Ronan O’Rahilly, ‘The Radio Caroline Story’, EAP Studio & radiofab.com

Ronan has said that he was aware of other radio stations broadcasting from ships, in particular the Voice of America and the Dutch Radio Veronica, but now there were two would-be radio operators chasing the same dream. The question that many have puzzled over is who came up with the idea first? Interestingly, although Project Atlanta was formed in 1962, it wasn’t until February 1964 that Planet Productions, the company behind Caroline, was registered. Allan Crawford has always maintained that he had the idea long before O’Rahilly.

One of the people I met, who came into my office was Ronan O’Rahilly, it must have been late 1962, and he’s a very personable bloke, a very likeable bloke, charming manners and so on, and naturally one likes him and, like an idiot, I trusted him, especially when he said, ‘my father’s a rich man, living in a beautiful house in Dublin and I’ll take you to meet him. If you give me a set of the papers I’ll take them to him and interest him in being one of your investors’.

So I went over to Ireland, he was absolutely right, beautiful house on the outskirts of Dublin. The father himself drove us to the border abutting Northern Ireland and there was this port. It hadn’t been used for a long time and it had fallen into neglect, but there was a jetty for ships to tie up alongside and he said ‘you can come here, it’ll be kept quiet. You can equip your ship, and I’ll see to it that you won’t have any trouble.’

Allan Crawford

Part of the plot, which I didn’t know when I first met him and met his father was that the father would get possession to the key to the whole thing which was the QC’s opinion as to why it could be legal. Innocently, I gave him a copy (while looking for financial backers) and he must have given it to Ronan who then was able to run around showing this to his backers.

Allan Crawford, Arena: A Pirates Tale, BBC TV, 1991

We’ve both given each other a great deal of advice. It could be that I took less of his, than he of mine.
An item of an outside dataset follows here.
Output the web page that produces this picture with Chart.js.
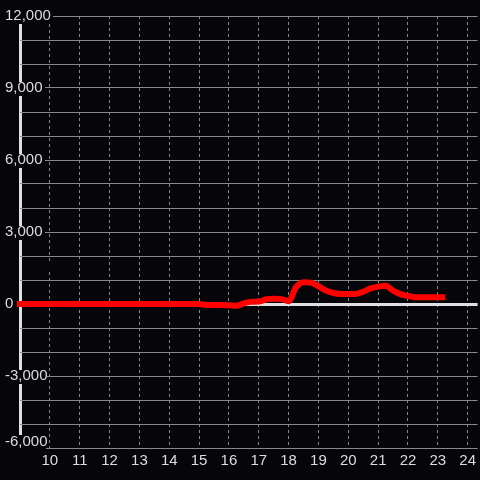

Allan Crawford, ITV World in Action: The Pirates, May 1964

Ronan O’Rahilly met up with Allan and said he owned a harbour in Ireland and he could do the whole thing without any problems at all, this seemed like the answer to our prayer. Although he wasn’t prepared to put up any money, the fact that he could offer this harbour with the facilities that we needed seemed to be sufficient reason for including him in the deal. Therefore, in order to convince Ronan of the viability of our totally legal operation, Allan had to give him the full details of the entire set-up with details of the banking facilities, the flags of convenience and the amount of money that had already been promised. Ronan was therefore fully conversant of the modus operandi of the entire set-up. He said that he was totally in sympathy with the project, and that he couldn’t agree more with the way it had been set up. He was absolutely, one hundred per cent committed and the port facilities would be made available in Eire.

Kitty Black

But although Project Atlanta had come close to securing the purchase of the Mi Amigo in 1962, the man operating Radio Nord remembered others showing an interest in the ship.

In the last days of Radio Nord I was visited by a shipowner’s son who was named Ronan O’Rahilly, together with a Swede. They wanted to buy the boat, but their appearance and impression on me was that it was empty talk, so I didn’t bother to take their offer seriously.